What are the supposed or desired outcomes? Can Israel, can Hamas be indifferent to the human costs? Israel's reputation is severely damaged, no matter how much one might defend the ethical standards of the IDF as compared to those of other armies. It is inevitably enmeshed with the heinous act of revenge killing, the burning alive of sixteen-year-old Mohammed Abu Khdeir. Hamas will emerge strengthened in that it once again held its own against an overwhelming force, even though ordinary Palestinians are paying the price. Israel's army, in turn, will seem weakened, its myth of invincibility damaged by the lack of a clear victory on the battlefield. Civilians die, Hamas persists, and another Goldstone report, commissioned by the UN, will shame Israel for its human rights abuses. Will Israeli hard-liners argue that an opportunity was missed for a final solution to the Gaza problem? Will Israeli society be even more divided between left and right and continue to suffer from a political leadership unwilling to take risks for the sake of peace?

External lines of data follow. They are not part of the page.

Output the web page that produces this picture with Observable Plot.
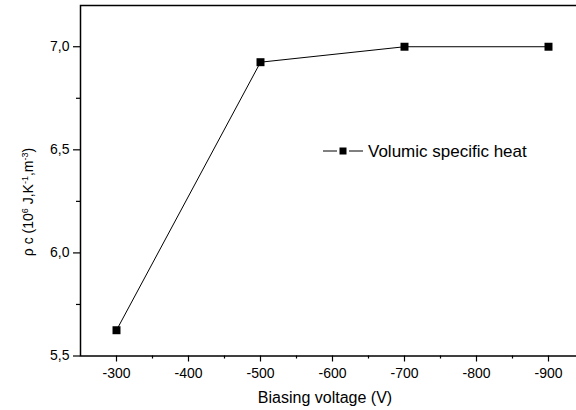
<!DOCTYPE html>
<html>
<head>
<meta charset="utf-8">
<script src="https://cdn.jsdelivr.net/npm/d3@7"></script>
<script src="https://cdn.jsdelivr.net/npm/@observablehq/plot@0.6"></script>
<style>
  html, body { margin: 0; padding: 0; overflow: hidden; background: white; }
  #chart { width: 576px; height: 410px; overflow: hidden; }
</style>
</head>
<body>
<div id="chart"></div>
<script>
// ---- data ----
const voltages = [-300, -500, -700, -900];
const heatValues = [5.625, 6.925, 7.0, 7.0];
const xMajorTicks = [-300, -400, -500, -600, -700, -800, -900];
const xMinorTicks = [-350, -450, -550, -650, -750, -850, -950];
const yMajorTicks = [5.5, 6.0, 6.5, 7.0];
const yMinorTicks = [5.75, 6.25, 6.75];
const seriesName = "Volumic specific heat";
const xTitle = "Biasing voltage (V)";

const data = voltages.map((v, i) => ({voltage: v, heat: heatValues[i]}));
const fontFamily = "'Liberation Sans', Arial, sans-serif";
const commaFmt = d => d3.format(".1f")(d).replace(".", ",");

const plot = Plot.plot({
  width: 584,
  height: 410,
  marginLeft: 80,
  marginRight: 0,
  marginTop: 5,
  marginBottom: 54.5,
  style: {fontFamily, maxWidth: "none", background: "white", overflow: "hidden"},
  x: {domain: [-250, -950]},
  y: {domain: [5.5, 7.2]},
  marks: [
    Plot.axisX(xMajorTicks, {tickSize: 6, tickPadding: 6, fontSize: 14, tickFormat: d => String(d), label: null, strokeWidth: 1.2, fill: "black"}),
    Plot.axisX(xMinorTicks, {tickSize: 3, tickFormat: () => "", label: null, strokeWidth: 1.2}),
    Plot.axisY(yMajorTicks, {tickSize: 7, tickPadding: 4, fontSize: 14, tickFormat: commaFmt, label: null, strokeWidth: 1.2, fill: "black"}),
    Plot.axisY(yMinorTicks, {tickSize: 4, tickFormat: () => "", label: null, strokeWidth: 1.2}),
    Plot.frame({stroke: "black", strokeWidth: 1.5}),
    Plot.line(data, {x: "voltage", y: "heat", stroke: "black", strokeWidth: 1}),
    Plot.dot(data, {x: "voltage", y: "heat", symbol: "square", fill: "black", stroke: "none", r: 4.5})
  ]
});

const svg = d3.select(plot);

// x-axis title
svg.append("text")
  .attr("x", 325).attr("y", 403)
  .attr("text-anchor", "middle")
  .attr("font-family", fontFamily)
  .attr("font-size", 16)
  .attr("fill", "black")
  .text(xTitle);

// y-axis title with superscripts
const yt = svg.append("text")
  .attr("transform", "translate(33,202) rotate(-90)")
  .attr("text-anchor", "middle")
  .attr("font-family", fontFamily)
  .attr("font-size", 14)
  .attr("fill", "black");
const parts = [
  ["ρ c (10", false], ["6", true], [" J,K", false], ["-1", true], [",m", false], ["-3", true], [")", false]
];
parts.forEach(([t, sup]) => {
  const ts = yt.append("tspan").text(t);
  if (sup) ts.attr("font-size", 9).attr("baseline-shift", "super");
});

// legend
const lg = svg.append("g");
lg.append("line").attr("x1", 323).attr("x2", 337).attr("y1", 151).attr("y2", 151)
  .attr("stroke", "black").attr("stroke-width", 1);
lg.append("line").attr("x1", 349).attr("x2", 363).attr("y1", 151).attr("y2", 151)
  .attr("stroke", "black").attr("stroke-width", 1);
lg.append("rect").attr("x", 339.5).attr("y", 147.5).attr("width", 7).attr("height", 7).attr("fill", "black");
lg.append("text").attr("x", 368).attr("y", 157)
  .attr("text-anchor", "start")
  .attr("font-family", fontFamily).attr("font-size", 17).attr("fill", "black")
  .text(seriesName);

document.getElementById("chart").appendChild(plot);
</script>
</body>
</html>
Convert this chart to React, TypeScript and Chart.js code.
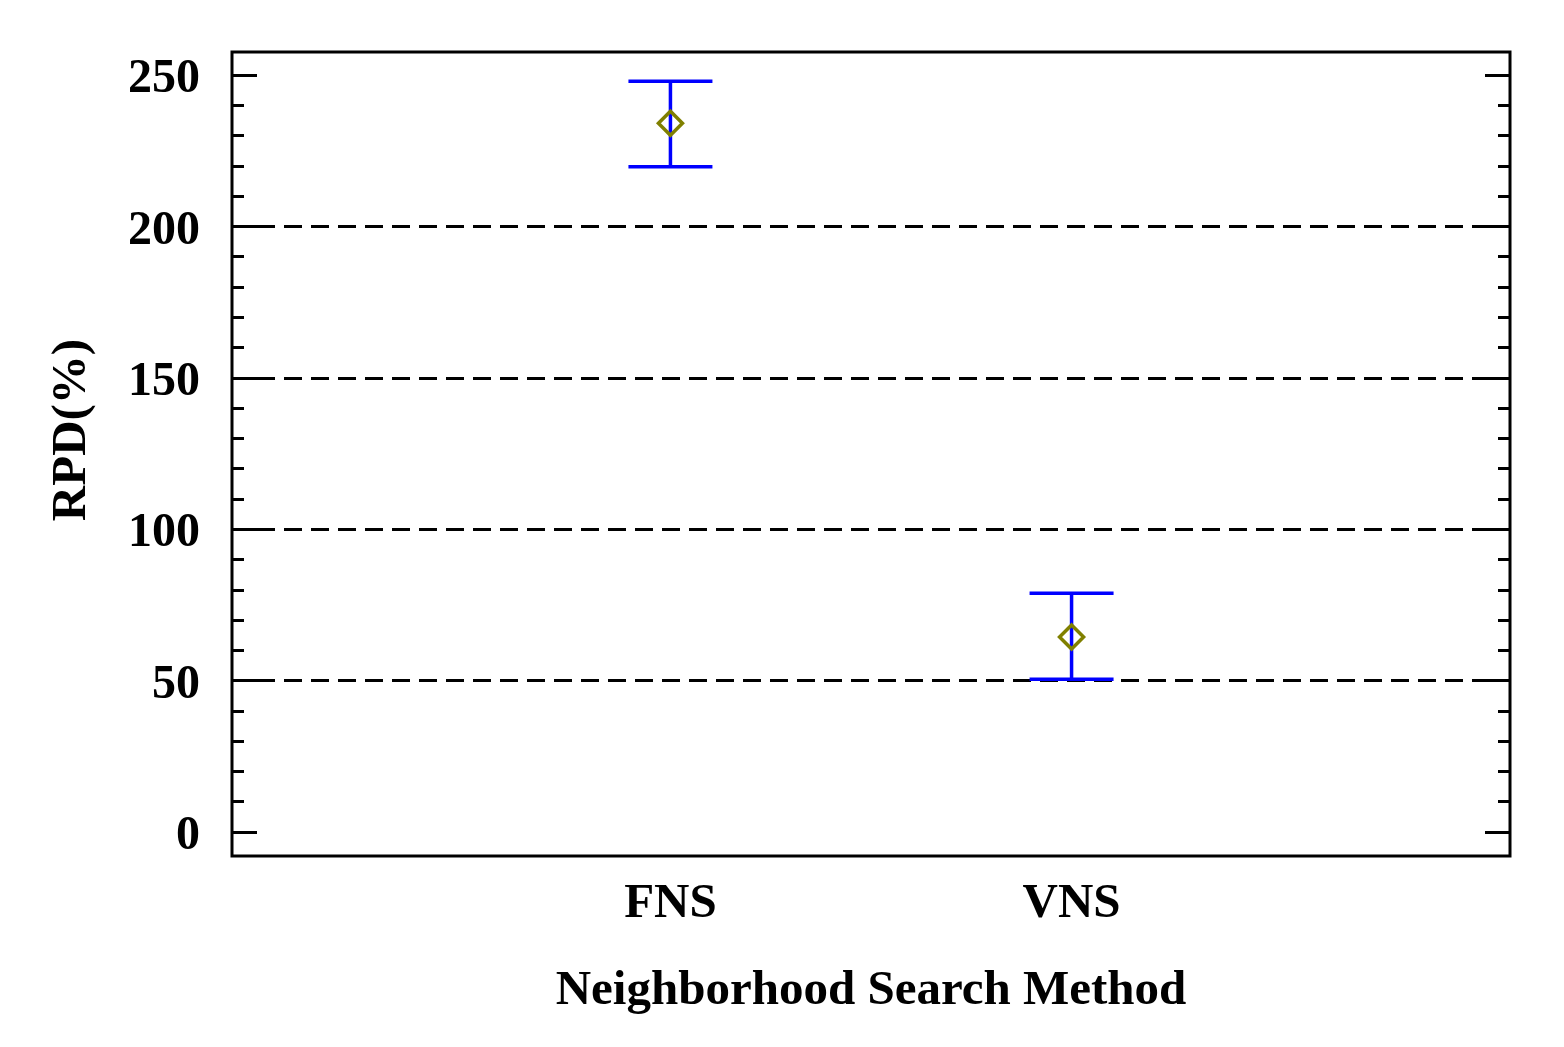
import React, { useEffect, useRef } from "react";
import { Chart, registerables } from "chart.js";

Chart.register(...registerables);

const categories = ["FNS", "VNS"];
const means = [234, 64.3];
const upperBounds = [247.8, 78.8];
const lowerBounds = [219.6, 50.4];
const yTickValues = [0, 50, 100, 150, 200, 250];
const gridValues = [50, 100, 150, 200];
const minorStep = 10;
const yTitle = "RPD(%)";

const FONT = "'Liberation Serif', 'Times New Roman', serif";

const framePlugin = {
  id: "framePlugin",
  beforeDatasetsDraw(chart: any) {
    const { ctx, chartArea, scales } = chart;
    const { left, right, top, bottom } = chartArea;
    const y = scales.y;
    const x = scales.x;
    ctx.save();
    // dashed grid
    ctx.strokeStyle = "#000";
    ctx.lineWidth = 3;
    ctx.setLineDash([18, 9]);
    gridValues.forEach((v) => {
      const py = Math.round(y.getPixelForValue(v)) + 0.5;
      ctx.beginPath();
      ctx.moveTo(left + 25, py);
      ctx.lineTo(right - 25, py);
      ctx.stroke();
    });
    ctx.setLineDash([]);
    // ticks
    ctx.lineWidth = 3;
    for (let v = 0; v <= 250; v += minorStep) {
      const py = Math.round(y.getPixelForValue(v)) + 0.5;
      const major = v % 50 === 0;
      const len = major ? 25 : 12;
      ctx.beginPath();
      ctx.moveTo(left, py);
      ctx.lineTo(left + len, py);
      ctx.moveTo(right, py);
      ctx.lineTo(right - len, py);
      ctx.stroke();
    }
    // frame
    ctx.lineWidth = 3;
    ctx.strokeRect(left, top, right - left, bottom - top);
    // error bars
    ctx.strokeStyle = "#0000FF";
    ctx.lineWidth = 3.5;
    categories.forEach((_, i) => {
      const px = x.getPixelForValue(i + 1);
      const yu = y.getPixelForValue(upperBounds[i]);
      const yl = y.getPixelForValue(lowerBounds[i]);
      ctx.beginPath();
      ctx.moveTo(px, yu);
      ctx.lineTo(px, yl);
      ctx.moveTo(px - 42, yu);
      ctx.lineTo(px + 42, yu);
      ctx.moveTo(px - 42, yl);
      ctx.lineTo(px + 42, yl);
      ctx.stroke();
    });
    // y title
    ctx.fillStyle = "#000";
    ctx.font = `bold 49px ${FONT}`;
    ctx.textAlign = "center";
    ctx.textBaseline = "middle";
    ctx.translate(72, 430);
    ctx.rotate(-Math.PI / 2);
    ctx.fillText(yTitle, 0, 0);
    ctx.restore();
  },
};

export default function App() {
  const ref = useRef<HTMLCanvasElement>(null);
  useEffect(() => {
    if (!ref.current) return;
    const chart = new Chart(ref.current, {
      type: "scatter",
      data: {
        datasets: [
          {
            data: means.map((m, i) => ({ x: i + 1, y: m })),
            pointStyle: "rectRot",
            pointRadius: 12,
            pointBorderWidth: 3.5,
            pointBorderColor: "#808000",
            pointBackgroundColor: "rgba(0,0,0,0)",
            showLine: false,
          },
        ],
      },
      options: {
        responsive: false,
        animation: false,
        events: [],
        layout: { padding: { left: 0, top: 52, right: 54, bottom: 0 } },
        plugins: { legend: { display: false }, tooltip: { enabled: false } },
        scales: {
          x: {
            type: "linear",
            min: -0.093,
            max: 3.093,
            afterBuildTicks: (s: any) => {
              s.ticks = categories.map((_, i) => ({ value: i + 1 }));
            },
            afterFit: (s: any) => {
              s.height = 191;
              s.paddingLeft = 0;
              s.paddingRight = 0;
            },
            ticks: {
              callback: (v: any) => categories[Number(v) - 1] ?? "",
              color: "#000",
              font: { family: FONT, weight: "bold", size: 49 },
              padding: 19,
              maxRotation: 0,
              autoSkip: false,
            },
            grid: { display: false, drawTicks: false },
            border: { display: false },
            title: {
              display: true,
              text: "Neighborhood Search Method",
              color: "#000",
              font: { family: FONT, weight: "bold", size: 49 },
              padding: { top: 0, bottom: 26 },
            },
          },
          y: {
            type: "linear",
            min: -8,
            max: 257.5,
            afterBuildTicks: (s: any) => {
              s.ticks = yTickValues.map((v) => ({ value: v }));
            },
            afterFit: (s: any) => {
              s.width = 232;
              s.paddingTop = 0;
              s.paddingBottom = 0;
            },
            ticks: {
              color: "#000",
              font: { family: FONT, weight: "bold", size: 48 },
              padding: 32,
              labelOffset: 5,
              autoSkip: false,
            },
            grid: { display: false, drawTicks: false },
            border: { display: false },
          },
        },
      },
      plugins: [framePlugin],
    });
    return () => chart.destroy();
  }, []);
  return (
    <div style={{ position: "absolute", left: 0, top: 0, width: 1564, height: 1047, background: "#fff" }}>
      <canvas ref={ref} width={1564} height={1047} />
    </div>
  );
}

So here is what I don't get. I may be naive but it is my impression that the Israelis had, and perhaps still have, a plausible enough partner for peace in President Mahmoud Abbas and his ilk. There are many Palestinians who, if encouraged and supported, would be willing to settle the conflict with Israel once and for all and accept the partition of Palestine, if not as final then at least for the time being. And even if Palestinians and Israelis may not always love one another, they may articulate their grievances civilly and without violence, as they often do. What I don't get is why the Israeli government is not willing to enter into an agreement with Palestinian moderates. Instead, they provoke a war with Hamas by aggressively blaming Hamas for an abduction and murder they did not commit and by aggressively disrupting Palestinian lives in the West Bank, ostensibly in search of the teenagers. Then they push the IDF into an irresponsible ground operation that will not really eliminate the root causes of the conflict. What is the point of all of this? Is it in the strategic interest of the Israeli government to do precisely what is unfolding before our eyes: does what we are witnessing aim to prevent a just and peaceful resolution of the conflict? If so, this Israeli government would be to blame not because Israel is defending itself against Hamas terrorism, a defense that was widely condoned even by many moderate Arabs who see Hamas as dangerous and its politics as misguided, but because the legitimate defense against Hamas terrorism is merely part of a calculation that aims to keep Hamas alive politically while keeping the Palestinians divided and thus weakened.
I understand that many Israelis today are inclined to think that the conflict should be managed, since it cannot be resolved. But like its predecessor "Cast Lead" (2008-09) and worse than operation "Pillar of Defense" (2012), this war has ratcheted up the meaning of conflict management. Many believe that the self-interest of the Jewish state demands for Israel to do what it takes to keep Palestinians divided and ineffectually militarized rather than allowing them to unite, consolidate, and emerge as a unified player on the regional and global stage, which are political rather than military goals. The hard-liners have different war aims, seeking conflict resolution by means of war, rather than using military operations so as to avoid diplomacy. They are hard-liners precisely because they don't believe in diplomacy. Instead, they want to retake Gaza, drive out Hamas once and for all, and turn those who choose to remain into a colony of docile subjects. At least these hard-liners are not playing political games. They are honest and open about their goals. What is missing here is a viable alternative, or rather it is not missing at all. It is merely being drowned out momentarily by those who believe that war is a legitimate means to ends other than self-defense.
In the absence of an honorable casus belli it is time for a cease fire. More importantly, it is time for both parties to recognize the humanity and human dignity of their enemy. We see what happens if one drags out conflict. It is time to set aside the past and settle this affair now, once and for all. We need to compromise and learn, once again, to co-exist. Lessons in co-existence are now required for both, Israelis and Arabs. For this to happen will require international mediation and resolve. The international community has no excuse. It was the UN that that divided Palestine in 1947. The warring parties must be reconciled by strong and effective international mediation. There is no perfect outcome for either side. But perhaps there are outcomes that both sides can live with, outcomes that are better in the long run than occupation, and certainly better than dying in waves for the sake of doubtful causes. Anything is better than following the orders of so-called statesmen and leaders that are comfortably ensconced in their arm-chairs and tell us that we must "hit them hard."